→ **Requirement**
Emit the data below verbatim, stripping out any pictures.

══════════════════════════════

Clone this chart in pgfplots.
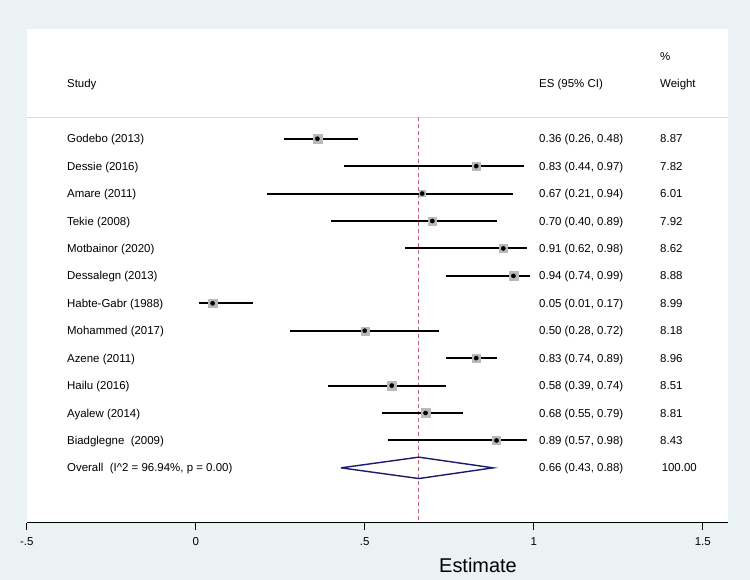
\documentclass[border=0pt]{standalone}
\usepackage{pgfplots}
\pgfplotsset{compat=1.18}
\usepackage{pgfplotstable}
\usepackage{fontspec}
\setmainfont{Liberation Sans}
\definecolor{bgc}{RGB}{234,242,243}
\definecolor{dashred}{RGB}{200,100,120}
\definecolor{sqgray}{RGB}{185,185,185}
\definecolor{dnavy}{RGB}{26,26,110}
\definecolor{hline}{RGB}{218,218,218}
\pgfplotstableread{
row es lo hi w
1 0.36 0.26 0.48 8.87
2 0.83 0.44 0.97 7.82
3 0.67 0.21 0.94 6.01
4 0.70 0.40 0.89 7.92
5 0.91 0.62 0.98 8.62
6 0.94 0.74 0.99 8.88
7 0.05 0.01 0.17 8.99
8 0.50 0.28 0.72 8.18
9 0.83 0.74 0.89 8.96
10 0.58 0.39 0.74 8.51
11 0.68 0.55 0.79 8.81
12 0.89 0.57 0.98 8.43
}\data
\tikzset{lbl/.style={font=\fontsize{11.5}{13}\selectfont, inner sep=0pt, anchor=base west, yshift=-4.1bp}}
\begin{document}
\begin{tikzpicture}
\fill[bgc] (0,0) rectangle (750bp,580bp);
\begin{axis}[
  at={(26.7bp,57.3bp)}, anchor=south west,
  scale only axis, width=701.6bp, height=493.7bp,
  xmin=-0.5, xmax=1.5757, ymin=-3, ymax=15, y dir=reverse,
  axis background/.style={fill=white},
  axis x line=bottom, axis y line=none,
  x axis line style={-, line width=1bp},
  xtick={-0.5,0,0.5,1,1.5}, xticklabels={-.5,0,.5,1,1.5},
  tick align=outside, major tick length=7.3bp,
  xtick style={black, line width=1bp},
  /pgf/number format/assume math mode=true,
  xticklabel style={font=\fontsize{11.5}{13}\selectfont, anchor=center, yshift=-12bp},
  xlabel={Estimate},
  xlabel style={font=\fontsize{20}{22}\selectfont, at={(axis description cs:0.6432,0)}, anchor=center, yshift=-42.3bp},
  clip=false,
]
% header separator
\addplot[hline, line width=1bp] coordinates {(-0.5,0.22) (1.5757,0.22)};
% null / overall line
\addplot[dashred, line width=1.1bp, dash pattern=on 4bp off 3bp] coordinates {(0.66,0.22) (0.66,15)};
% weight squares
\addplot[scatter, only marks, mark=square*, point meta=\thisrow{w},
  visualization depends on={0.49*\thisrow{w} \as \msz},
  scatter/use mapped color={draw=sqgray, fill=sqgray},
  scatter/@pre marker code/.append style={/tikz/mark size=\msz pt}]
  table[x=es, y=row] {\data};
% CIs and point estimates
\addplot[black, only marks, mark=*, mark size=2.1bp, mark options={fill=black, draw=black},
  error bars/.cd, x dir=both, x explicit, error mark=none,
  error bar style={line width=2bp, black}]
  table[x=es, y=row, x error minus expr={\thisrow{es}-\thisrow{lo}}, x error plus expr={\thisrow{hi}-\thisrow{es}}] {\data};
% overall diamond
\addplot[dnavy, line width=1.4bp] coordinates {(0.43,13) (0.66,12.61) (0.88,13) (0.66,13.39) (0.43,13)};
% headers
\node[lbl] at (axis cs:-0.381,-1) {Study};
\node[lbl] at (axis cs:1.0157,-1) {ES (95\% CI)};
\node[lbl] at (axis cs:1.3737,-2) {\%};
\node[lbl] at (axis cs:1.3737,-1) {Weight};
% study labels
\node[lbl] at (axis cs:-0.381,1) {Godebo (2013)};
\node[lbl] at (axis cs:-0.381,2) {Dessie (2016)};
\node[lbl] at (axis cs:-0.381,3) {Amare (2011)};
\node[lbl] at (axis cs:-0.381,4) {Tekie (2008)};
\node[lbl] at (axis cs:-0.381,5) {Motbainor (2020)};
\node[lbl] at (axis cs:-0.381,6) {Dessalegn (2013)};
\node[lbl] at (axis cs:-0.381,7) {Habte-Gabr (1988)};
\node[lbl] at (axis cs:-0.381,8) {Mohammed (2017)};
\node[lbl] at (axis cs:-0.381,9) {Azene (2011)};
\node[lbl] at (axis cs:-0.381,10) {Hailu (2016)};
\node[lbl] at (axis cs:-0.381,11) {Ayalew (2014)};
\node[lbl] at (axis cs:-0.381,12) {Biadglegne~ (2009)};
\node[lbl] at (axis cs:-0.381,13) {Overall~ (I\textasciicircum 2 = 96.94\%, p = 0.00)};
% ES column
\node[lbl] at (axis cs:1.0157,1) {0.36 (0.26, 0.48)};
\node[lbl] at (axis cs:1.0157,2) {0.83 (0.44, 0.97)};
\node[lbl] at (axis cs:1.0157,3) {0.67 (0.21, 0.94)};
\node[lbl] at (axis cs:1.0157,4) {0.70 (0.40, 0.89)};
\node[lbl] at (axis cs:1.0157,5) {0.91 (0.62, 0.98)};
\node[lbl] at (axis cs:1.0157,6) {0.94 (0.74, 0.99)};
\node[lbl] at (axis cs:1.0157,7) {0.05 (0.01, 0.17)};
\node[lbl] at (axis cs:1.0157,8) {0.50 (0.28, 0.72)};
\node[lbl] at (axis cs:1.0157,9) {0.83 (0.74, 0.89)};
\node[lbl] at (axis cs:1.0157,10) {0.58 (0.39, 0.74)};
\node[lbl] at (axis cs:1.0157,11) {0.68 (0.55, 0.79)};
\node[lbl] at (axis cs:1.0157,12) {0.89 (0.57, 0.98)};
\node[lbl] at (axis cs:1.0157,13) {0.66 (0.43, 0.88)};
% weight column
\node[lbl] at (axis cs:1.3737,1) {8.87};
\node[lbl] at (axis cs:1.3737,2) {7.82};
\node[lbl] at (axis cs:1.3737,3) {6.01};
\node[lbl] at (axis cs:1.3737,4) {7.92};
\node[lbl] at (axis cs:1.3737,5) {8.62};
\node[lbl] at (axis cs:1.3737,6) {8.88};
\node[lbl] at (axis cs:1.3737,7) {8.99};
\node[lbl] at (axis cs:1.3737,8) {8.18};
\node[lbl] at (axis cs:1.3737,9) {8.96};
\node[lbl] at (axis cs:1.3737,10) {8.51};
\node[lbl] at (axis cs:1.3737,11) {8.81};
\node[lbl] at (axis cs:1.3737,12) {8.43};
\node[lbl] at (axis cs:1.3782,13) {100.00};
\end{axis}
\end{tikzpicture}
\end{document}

══════════════════════════════

→ **Solved exercise**
Clone this chart in pgfplots.
\documentclass[border=0pt]{standalone}
\usepackage{pgfplots}
\pgfplotsset{compat=1.18}
\usepackage{pgfplotstable}
\usepackage{fontspec}
\setmainfont{Liberation Sans}
\definecolor{bgc}{RGB}{234,242,243}
\definecolor{dashred}{RGB}{200,100,120}
\definecolor{sqgray}{RGB}{185,185,185}
\definecolor{dnavy}{RGB}{26,26,110}
\definecolor{hline}{RGB}{218,218,218}
\pgfplotstableread{
row es lo hi w
1 0.36 0.26 0.48 8.87
2 0.83 0.44 0.97 7.82
3 0.67 0.21 0.94 6.01
4 0.70 0.40 0.89 7.92
5 0.91 0.62 0.98 8.62
6 0.94 0.74 0.99 8.88
7 0.05 0.01 0.17 8.99
8 0.50 0.28 0.72 8.18
9 0.83 0.74 0.89 8.96
10 0.58 0.39 0.74 8.51
11 0.68 0.55 0.79 8.81
12 0.89 0.57 0.98 8.43
}\data
\tikzset{lbl/.style={font=\fontsize{11.5}{13}\selectfont, inner sep=0pt, anchor=base west, yshift=-4.1bp}}
\begin{document}
\begin{tikzpicture}
\fill[bgc] (0,0) rectangle (750bp,580bp);
\begin{axis}[
  at={(26.7bp,57.3bp)}, anchor=south west,
  scale only axis, width=701.6bp, height=493.7bp,
  xmin=-0.5, xmax=1.5757, ymin=-3, ymax=15, y dir=reverse,
  axis background/.style={fill=white},
  axis x line=bottom, axis y line=none,
  x axis line style={-, line width=1bp},
  xtick={-0.5,0,0.5,1,1.5}, xticklabels={-.5,0,.5,1,1.5},
  tick align=outside, major tick length=7.3bp,
  xtick style={black, line width=1bp},
  /pgf/number format/assume math mode=true,
  xticklabel style={font=\fontsize{11.5}{13}\selectfont, anchor=center, yshift=-12bp},
  xlabel={Estimate},
  xlabel style={font=\fontsize{20}{22}\selectfont, at={(axis description cs:0.6432,0)}, anchor=center, yshift=-42.3bp},
  clip=false,
]
% header separator
\addplot[hline, line width=1bp] coordinates {(-0.5,0.22) (1.5757,0.22)};
% null / overall line
\addplot[dashred, line width=1.1bp, dash pattern=on 4bp off 3bp] coordinates {(0.66,0.22) (0.66,15)};
% weight squares
\addplot[scatter, only marks, mark=square*, point meta=\thisrow{w},
  visualization depends on={0.49*\thisrow{w} \as \msz},
  scatter/use mapped color={draw=sqgray, fill=sqgray},
  scatter/@pre marker code/.append style={/tikz/mark size=\msz pt}]
  table[x=es, y=row] {\data};
% CIs and point estimates
\addplot[black, only marks, mark=*, mark size=2.1bp, mark options={fill=black, draw=black},
  error bars/.cd, x dir=both, x explicit, error mark=none,
  error bar style={line width=2bp, black}]
  table[x=es, y=row, x error minus expr={\thisrow{es}-\thisrow{lo}}, x error plus expr={\thisrow{hi}-\thisrow{es}}] {\data};
% overall diamond
\addplot[dnavy, line width=1.4bp] coordinates {(0.43,13) (0.66,12.61) (0.88,13) (0.66,13.39) (0.43,13)};
% headers
\node[lbl] at (axis cs:-0.381,-1) {Study};
\node[lbl] at (axis cs:1.0157,-1) {ES (95\% CI)};
\node[lbl] at (axis cs:1.3737,-2) {\%};
\node[lbl] at (axis cs:1.3737,-1) {Weight};
% study labels
\node[lbl] at (axis cs:-0.381,1) {Godebo (2013)};
\node[lbl] at (axis cs:-0.381,2) {Dessie (2016)};
\node[lbl] at (axis cs:-0.381,3) {Amare (2011)};
\node[lbl] at (axis cs:-0.381,4) {Tekie (2008)};
\node[lbl] at (axis cs:-0.381,5) {Motbainor (2020)};
\node[lbl] at (axis cs:-0.381,6) {Dessalegn (2013)};
\node[lbl] at (axis cs:-0.381,7) {Habte-Gabr (1988)};
\node[lbl] at (axis cs:-0.381,8) {Mohammed (2017)};
\node[lbl] at (axis cs:-0.381,9) {Azene (2011)};
\node[lbl] at (axis cs:-0.381,10) {Hailu (2016)};
\node[lbl] at (axis cs:-0.381,11) {Ayalew (2014)};
\node[lbl] at (axis cs:-0.381,12) {Biadglegne~ (2009)};
\node[lbl] at (axis cs:-0.381,13) {Overall~ (I\textasciicircum 2 = 96.94\%, p = 0.00)};
% ES column
\node[lbl] at (axis cs:1.0157,1) {0.36 (0.26, 0.48)};
\node[lbl] at (axis cs:1.0157,2) {0.83 (0.44, 0.97)};
\node[lbl] at (axis cs:1.0157,3) {0.67 (0.21, 0.94)};
\node[lbl] at (axis cs:1.0157,4) {0.70 (0.40, 0.89)};
\node[lbl] at (axis cs:1.0157,5) {0.91 (0.62, 0.98)};
\node[lbl] at (axis cs:1.0157,6) {0.94 (0.74, 0.99)};
\node[lbl] at (axis cs:1.0157,7) {0.05 (0.01, 0.17)};
\node[lbl] at (axis cs:1.0157,8) {0.50 (0.28, 0.72)};
\node[lbl] at (axis cs:1.0157,9) {0.83 (0.74, 0.89)};
\node[lbl] at (axis cs:1.0157,10) {0.58 (0.39, 0.74)};
\node[lbl] at (axis cs:1.0157,11) {0.68 (0.55, 0.79)};
\node[lbl] at (axis cs:1.0157,12) {0.89 (0.57, 0.98)};
\node[lbl] at (axis cs:1.0157,13) {0.66 (0.43, 0.88)};
% weight column
\node[lbl] at (axis cs:1.3737,1) {8.87};
\node[lbl] at (axis cs:1.3737,2) {7.82};
\node[lbl] at (axis cs:1.3737,3) {6.01};
\node[lbl] at (axis cs:1.3737,4) {7.92};
\node[lbl] at (axis cs:1.3737,5) {8.62};
\node[lbl] at (axis cs:1.3737,6) {8.88};
\node[lbl] at (axis cs:1.3737,7) {8.99};
\node[lbl] at (axis cs:1.3737,8) {8.18};
\node[lbl] at (axis cs:1.3737,9) {8.96};
\node[lbl] at (axis cs:1.3737,10) {8.51};
\node[lbl] at (axis cs:1.3737,11) {8.81};
\node[lbl] at (axis cs:1.3737,12) {8.43};
\node[lbl] at (axis cs:1.3782,13) {100.00};
\end{axis}
\end{tikzpicture}
\end{document}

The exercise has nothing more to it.